» Aim: Locate the string "this" throughout the material and copy every line in which it occurs.

— Start Available records —

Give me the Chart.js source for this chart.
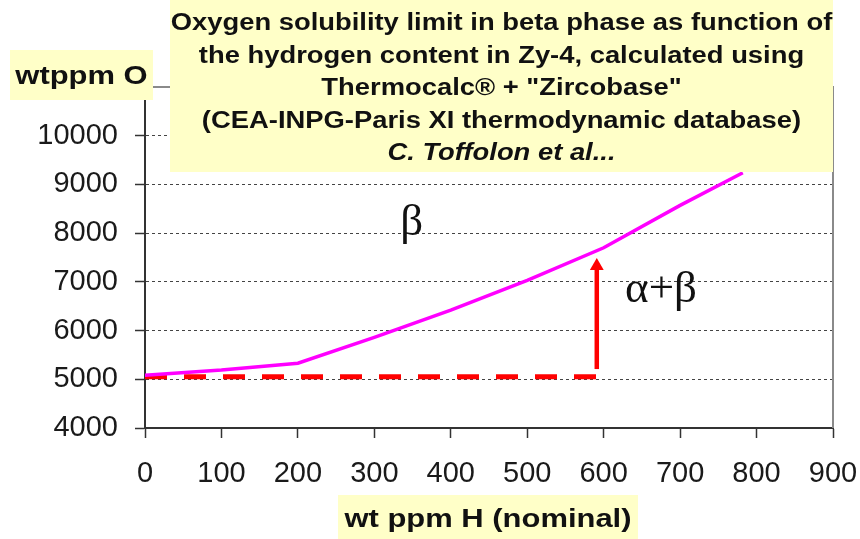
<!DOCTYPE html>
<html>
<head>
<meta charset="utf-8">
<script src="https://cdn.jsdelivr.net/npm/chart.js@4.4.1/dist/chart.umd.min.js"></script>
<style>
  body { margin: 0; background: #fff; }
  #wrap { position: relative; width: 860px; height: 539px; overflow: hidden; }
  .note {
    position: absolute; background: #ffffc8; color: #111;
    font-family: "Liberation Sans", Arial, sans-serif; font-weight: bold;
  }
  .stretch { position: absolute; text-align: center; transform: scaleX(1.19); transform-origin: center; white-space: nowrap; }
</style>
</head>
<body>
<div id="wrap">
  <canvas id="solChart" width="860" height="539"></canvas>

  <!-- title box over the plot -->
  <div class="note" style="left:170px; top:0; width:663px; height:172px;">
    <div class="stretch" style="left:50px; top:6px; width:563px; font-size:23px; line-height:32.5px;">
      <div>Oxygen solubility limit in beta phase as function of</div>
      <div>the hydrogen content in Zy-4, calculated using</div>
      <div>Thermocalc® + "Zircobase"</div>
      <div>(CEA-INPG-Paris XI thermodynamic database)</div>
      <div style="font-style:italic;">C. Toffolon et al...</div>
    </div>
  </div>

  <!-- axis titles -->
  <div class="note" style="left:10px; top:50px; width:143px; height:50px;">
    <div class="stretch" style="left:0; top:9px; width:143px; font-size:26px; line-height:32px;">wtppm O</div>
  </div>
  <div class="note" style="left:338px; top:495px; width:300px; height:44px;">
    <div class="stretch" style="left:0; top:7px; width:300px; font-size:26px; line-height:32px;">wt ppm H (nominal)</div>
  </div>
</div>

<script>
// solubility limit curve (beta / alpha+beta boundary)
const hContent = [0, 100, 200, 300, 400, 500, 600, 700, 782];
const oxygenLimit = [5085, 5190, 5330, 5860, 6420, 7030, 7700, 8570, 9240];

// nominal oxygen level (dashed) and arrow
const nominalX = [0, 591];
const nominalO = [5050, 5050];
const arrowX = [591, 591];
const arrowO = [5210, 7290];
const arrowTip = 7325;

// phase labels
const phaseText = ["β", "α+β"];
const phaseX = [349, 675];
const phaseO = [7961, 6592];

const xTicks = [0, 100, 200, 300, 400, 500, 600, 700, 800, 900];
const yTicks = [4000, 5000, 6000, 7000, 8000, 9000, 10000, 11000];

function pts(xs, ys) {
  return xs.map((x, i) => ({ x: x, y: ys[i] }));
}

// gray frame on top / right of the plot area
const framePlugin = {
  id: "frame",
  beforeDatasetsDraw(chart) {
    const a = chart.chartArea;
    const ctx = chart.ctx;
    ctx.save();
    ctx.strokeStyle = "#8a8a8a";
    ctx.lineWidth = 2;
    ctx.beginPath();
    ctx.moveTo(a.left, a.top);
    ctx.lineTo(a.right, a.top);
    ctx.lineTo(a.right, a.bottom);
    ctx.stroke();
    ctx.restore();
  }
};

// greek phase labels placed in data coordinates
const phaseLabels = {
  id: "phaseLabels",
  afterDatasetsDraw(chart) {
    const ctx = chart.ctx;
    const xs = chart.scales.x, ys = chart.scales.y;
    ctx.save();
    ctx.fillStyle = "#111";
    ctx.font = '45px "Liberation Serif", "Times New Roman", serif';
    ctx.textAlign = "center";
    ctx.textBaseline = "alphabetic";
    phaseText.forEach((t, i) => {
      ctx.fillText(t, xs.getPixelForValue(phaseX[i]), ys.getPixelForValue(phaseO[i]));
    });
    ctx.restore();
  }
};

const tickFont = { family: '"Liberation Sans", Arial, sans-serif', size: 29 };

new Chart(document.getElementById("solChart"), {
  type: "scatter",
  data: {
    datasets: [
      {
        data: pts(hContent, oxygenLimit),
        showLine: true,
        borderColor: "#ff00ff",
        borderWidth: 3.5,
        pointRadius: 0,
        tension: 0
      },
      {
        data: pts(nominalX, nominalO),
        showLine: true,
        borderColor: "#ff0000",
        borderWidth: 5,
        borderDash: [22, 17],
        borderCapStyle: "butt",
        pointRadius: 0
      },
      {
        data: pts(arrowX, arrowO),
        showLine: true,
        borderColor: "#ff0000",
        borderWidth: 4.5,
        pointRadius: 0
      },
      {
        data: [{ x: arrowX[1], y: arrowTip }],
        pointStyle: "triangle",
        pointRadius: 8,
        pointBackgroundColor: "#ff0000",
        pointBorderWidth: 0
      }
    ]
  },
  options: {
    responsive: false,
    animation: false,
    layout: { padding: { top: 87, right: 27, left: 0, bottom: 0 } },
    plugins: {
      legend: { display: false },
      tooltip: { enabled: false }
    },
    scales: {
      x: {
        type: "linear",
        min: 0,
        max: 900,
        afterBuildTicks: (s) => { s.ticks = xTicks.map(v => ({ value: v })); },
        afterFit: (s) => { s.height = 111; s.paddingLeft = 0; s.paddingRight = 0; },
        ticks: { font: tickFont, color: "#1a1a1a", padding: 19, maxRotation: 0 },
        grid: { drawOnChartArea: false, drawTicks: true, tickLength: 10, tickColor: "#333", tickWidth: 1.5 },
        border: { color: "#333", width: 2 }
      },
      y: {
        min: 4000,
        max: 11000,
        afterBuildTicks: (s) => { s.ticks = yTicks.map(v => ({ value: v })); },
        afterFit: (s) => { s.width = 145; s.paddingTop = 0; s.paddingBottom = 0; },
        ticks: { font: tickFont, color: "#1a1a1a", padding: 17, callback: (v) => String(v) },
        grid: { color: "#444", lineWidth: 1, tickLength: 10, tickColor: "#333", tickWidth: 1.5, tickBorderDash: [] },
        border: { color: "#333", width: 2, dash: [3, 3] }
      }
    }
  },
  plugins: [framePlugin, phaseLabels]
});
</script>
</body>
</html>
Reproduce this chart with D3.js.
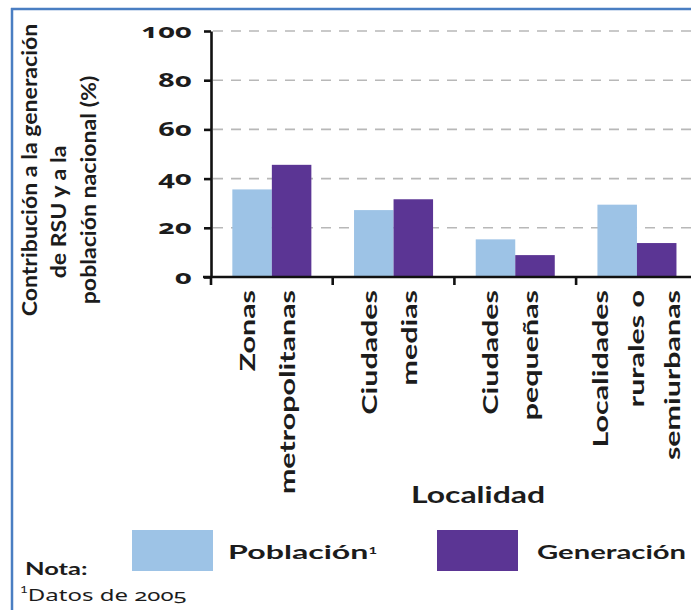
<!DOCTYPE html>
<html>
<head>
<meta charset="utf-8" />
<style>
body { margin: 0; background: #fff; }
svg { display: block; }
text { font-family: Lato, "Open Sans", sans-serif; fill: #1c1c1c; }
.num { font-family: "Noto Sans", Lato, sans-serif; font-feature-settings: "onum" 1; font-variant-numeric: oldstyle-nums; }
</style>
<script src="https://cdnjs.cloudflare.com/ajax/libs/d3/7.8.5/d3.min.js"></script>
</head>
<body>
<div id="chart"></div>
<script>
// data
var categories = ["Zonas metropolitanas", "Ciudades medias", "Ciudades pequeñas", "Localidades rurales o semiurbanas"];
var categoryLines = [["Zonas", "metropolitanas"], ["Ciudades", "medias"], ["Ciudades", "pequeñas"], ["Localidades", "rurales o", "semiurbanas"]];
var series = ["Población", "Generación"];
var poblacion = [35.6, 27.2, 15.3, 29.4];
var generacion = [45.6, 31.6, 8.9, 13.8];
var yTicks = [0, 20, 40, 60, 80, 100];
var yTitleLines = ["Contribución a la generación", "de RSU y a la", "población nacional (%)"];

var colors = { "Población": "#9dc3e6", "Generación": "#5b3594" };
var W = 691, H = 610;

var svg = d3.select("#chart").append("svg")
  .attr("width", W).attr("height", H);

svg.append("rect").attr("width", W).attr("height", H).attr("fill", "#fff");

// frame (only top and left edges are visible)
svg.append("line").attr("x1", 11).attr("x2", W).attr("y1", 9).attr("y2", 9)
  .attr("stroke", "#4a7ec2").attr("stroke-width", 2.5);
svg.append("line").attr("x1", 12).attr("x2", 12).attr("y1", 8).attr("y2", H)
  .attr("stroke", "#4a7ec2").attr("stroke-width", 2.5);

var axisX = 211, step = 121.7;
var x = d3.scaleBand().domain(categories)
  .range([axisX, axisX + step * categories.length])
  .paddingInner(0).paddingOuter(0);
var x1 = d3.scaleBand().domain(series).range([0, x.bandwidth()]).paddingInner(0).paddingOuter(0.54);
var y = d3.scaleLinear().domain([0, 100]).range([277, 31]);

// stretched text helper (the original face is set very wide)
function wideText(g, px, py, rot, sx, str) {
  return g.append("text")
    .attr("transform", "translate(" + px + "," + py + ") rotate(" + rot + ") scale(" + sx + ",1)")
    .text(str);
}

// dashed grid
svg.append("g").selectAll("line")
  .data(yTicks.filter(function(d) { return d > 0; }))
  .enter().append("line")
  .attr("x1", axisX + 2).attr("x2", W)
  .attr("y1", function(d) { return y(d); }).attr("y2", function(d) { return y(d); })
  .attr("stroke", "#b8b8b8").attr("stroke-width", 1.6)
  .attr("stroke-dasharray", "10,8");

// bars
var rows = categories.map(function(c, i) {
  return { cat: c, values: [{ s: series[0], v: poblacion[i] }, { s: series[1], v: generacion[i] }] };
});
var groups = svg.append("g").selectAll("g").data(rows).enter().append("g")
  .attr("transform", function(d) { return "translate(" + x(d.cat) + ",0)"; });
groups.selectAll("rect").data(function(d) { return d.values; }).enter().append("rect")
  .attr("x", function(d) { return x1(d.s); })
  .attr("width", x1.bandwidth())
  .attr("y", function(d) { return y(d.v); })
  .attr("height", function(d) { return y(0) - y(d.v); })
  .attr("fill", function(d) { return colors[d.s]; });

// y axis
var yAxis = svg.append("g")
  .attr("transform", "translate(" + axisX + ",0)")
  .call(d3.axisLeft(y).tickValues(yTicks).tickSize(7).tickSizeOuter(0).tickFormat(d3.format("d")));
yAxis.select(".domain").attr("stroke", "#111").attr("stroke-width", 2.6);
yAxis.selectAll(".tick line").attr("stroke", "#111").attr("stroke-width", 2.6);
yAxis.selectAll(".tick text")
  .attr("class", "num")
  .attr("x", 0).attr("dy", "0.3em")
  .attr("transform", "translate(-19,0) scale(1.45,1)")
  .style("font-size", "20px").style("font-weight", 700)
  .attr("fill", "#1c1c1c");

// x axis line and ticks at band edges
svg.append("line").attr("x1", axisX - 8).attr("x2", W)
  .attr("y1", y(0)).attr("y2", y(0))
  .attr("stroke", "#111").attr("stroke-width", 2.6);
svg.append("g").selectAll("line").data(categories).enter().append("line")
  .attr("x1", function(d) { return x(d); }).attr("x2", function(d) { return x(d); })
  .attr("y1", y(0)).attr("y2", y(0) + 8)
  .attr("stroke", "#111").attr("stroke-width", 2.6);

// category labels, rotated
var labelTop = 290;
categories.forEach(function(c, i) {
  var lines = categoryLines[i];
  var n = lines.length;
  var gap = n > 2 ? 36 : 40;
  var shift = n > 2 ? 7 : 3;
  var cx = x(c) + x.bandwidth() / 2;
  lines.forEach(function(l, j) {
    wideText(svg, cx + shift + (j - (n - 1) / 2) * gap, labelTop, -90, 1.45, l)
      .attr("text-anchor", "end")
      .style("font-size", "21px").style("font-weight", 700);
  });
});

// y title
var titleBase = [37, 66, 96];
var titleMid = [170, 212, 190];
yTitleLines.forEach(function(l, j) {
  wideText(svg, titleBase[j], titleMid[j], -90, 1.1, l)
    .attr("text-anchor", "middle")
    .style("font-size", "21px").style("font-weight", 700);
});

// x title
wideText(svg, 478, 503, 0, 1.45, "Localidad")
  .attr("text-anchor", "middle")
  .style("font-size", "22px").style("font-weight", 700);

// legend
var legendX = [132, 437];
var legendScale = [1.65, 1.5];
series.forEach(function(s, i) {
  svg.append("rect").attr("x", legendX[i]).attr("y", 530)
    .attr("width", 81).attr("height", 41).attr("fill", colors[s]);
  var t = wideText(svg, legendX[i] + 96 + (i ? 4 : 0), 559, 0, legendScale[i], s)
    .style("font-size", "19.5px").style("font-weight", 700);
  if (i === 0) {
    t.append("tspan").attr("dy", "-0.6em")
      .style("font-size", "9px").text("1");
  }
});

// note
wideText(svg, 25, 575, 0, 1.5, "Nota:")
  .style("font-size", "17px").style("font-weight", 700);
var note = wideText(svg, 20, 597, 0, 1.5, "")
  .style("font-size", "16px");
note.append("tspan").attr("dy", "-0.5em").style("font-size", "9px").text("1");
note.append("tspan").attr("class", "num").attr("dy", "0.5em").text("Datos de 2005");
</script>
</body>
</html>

— End Available records —

» The completed task:
Give me the Chart.js source for this chart.
Reproduce this chart with D3.js.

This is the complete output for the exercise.